[start of GIVEN DATA]

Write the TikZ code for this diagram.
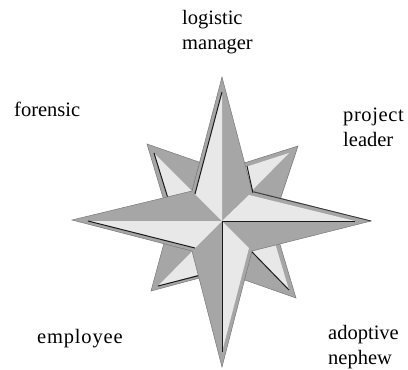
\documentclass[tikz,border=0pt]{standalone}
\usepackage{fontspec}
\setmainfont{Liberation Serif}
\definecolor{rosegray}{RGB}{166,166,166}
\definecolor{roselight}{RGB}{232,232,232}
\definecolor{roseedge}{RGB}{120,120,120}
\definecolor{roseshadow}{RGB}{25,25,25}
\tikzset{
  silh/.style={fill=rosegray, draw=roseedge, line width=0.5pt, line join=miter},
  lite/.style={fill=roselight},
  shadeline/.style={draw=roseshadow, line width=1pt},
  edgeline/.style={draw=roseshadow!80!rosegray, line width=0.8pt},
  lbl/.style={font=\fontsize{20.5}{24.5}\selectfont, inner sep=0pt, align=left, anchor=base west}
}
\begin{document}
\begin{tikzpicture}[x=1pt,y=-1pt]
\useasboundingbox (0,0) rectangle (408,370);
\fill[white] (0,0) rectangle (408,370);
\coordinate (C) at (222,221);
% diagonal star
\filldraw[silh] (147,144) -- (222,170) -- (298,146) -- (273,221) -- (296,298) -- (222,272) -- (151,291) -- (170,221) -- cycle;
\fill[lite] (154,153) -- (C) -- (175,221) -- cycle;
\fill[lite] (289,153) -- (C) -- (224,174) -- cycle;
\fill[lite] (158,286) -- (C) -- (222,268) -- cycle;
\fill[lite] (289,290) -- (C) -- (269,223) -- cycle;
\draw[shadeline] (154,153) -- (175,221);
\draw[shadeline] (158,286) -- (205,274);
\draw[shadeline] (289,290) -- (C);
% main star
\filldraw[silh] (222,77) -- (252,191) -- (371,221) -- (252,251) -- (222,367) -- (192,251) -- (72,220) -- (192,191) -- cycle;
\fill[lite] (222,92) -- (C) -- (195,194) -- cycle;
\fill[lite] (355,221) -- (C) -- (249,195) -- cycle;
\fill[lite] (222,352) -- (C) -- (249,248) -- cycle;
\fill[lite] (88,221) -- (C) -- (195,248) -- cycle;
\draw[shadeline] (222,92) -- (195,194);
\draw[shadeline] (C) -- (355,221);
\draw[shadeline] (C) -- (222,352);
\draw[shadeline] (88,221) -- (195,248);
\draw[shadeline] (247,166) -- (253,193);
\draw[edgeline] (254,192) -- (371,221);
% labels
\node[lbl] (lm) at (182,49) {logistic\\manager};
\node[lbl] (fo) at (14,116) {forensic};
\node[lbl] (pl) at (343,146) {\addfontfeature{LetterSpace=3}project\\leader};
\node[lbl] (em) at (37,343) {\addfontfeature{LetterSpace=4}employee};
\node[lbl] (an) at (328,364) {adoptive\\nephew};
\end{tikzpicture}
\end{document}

[end of GIVEN DATA]

◆ THE PROBLEM ◆
Write out every line above exactly as it is, leaving out the pictures.

◆ REPLY ◆
Write the TikZ code for this diagram.
\documentclass[tikz,border=0pt]{standalone}
\usepackage{fontspec}
\setmainfont{Liberation Serif}
\definecolor{rosegray}{RGB}{166,166,166}
\definecolor{roselight}{RGB}{232,232,232}
\definecolor{roseedge}{RGB}{120,120,120}
\definecolor{roseshadow}{RGB}{25,25,25}
\tikzset{
  silh/.style={fill=rosegray, draw=roseedge, line width=0.5pt, line join=miter},
  lite/.style={fill=roselight},
  shadeline/.style={draw=roseshadow, line width=1pt},
  edgeline/.style={draw=roseshadow!80!rosegray, line width=0.8pt},
  lbl/.style={font=\fontsize{20.5}{24.5}\selectfont, inner sep=0pt, align=left, anchor=base west}
}
\begin{document}
\begin{tikzpicture}[x=1pt,y=-1pt]
\useasboundingbox (0,0) rectangle (408,370);
\fill[white] (0,0) rectangle (408,370);
\coordinate (C) at (222,221);
% diagonal star
\filldraw[silh] (147,144) -- (222,170) -- (298,146) -- (273,221) -- (296,298) -- (222,272) -- (151,291) -- (170,221) -- cycle;
\fill[lite] (154,153) -- (C) -- (175,221) -- cycle;
\fill[lite] (289,153) -- (C) -- (224,174) -- cycle;
\fill[lite] (158,286) -- (C) -- (222,268) -- cycle;
\fill[lite] (289,290) -- (C) -- (269,223) -- cycle;
\draw[shadeline] (154,153) -- (175,221);
\draw[shadeline] (158,286) -- (205,274);
\draw[shadeline] (289,290) -- (C);
% main star
\filldraw[silh] (222,77) -- (252,191) -- (371,221) -- (252,251) -- (222,367) -- (192,251) -- (72,220) -- (192,191) -- cycle;
\fill[lite] (222,92) -- (C) -- (195,194) -- cycle;
\fill[lite] (355,221) -- (C) -- (249,195) -- cycle;
\fill[lite] (222,352) -- (C) -- (249,248) -- cycle;
\fill[lite] (88,221) -- (C) -- (195,248) -- cycle;
\draw[shadeline] (222,92) -- (195,194);
\draw[shadeline] (C) -- (355,221);
\draw[shadeline] (C) -- (222,352);
\draw[shadeline] (88,221) -- (195,248);
\draw[shadeline] (247,166) -- (253,193);
\draw[edgeline] (254,192) -- (371,221);
% labels
\node[lbl] (lm) at (182,49) {logistic\\manager};
\node[lbl] (fo) at (14,116) {forensic};
\node[lbl] (pl) at (343,146) {\addfontfeature{LetterSpace=3}project\\leader};
\node[lbl] (em) at (37,343) {\addfontfeature{LetterSpace=4}employee};
\node[lbl] (an) at (328,364) {adoptive\\nephew};
\end{tikzpicture}
\end{document}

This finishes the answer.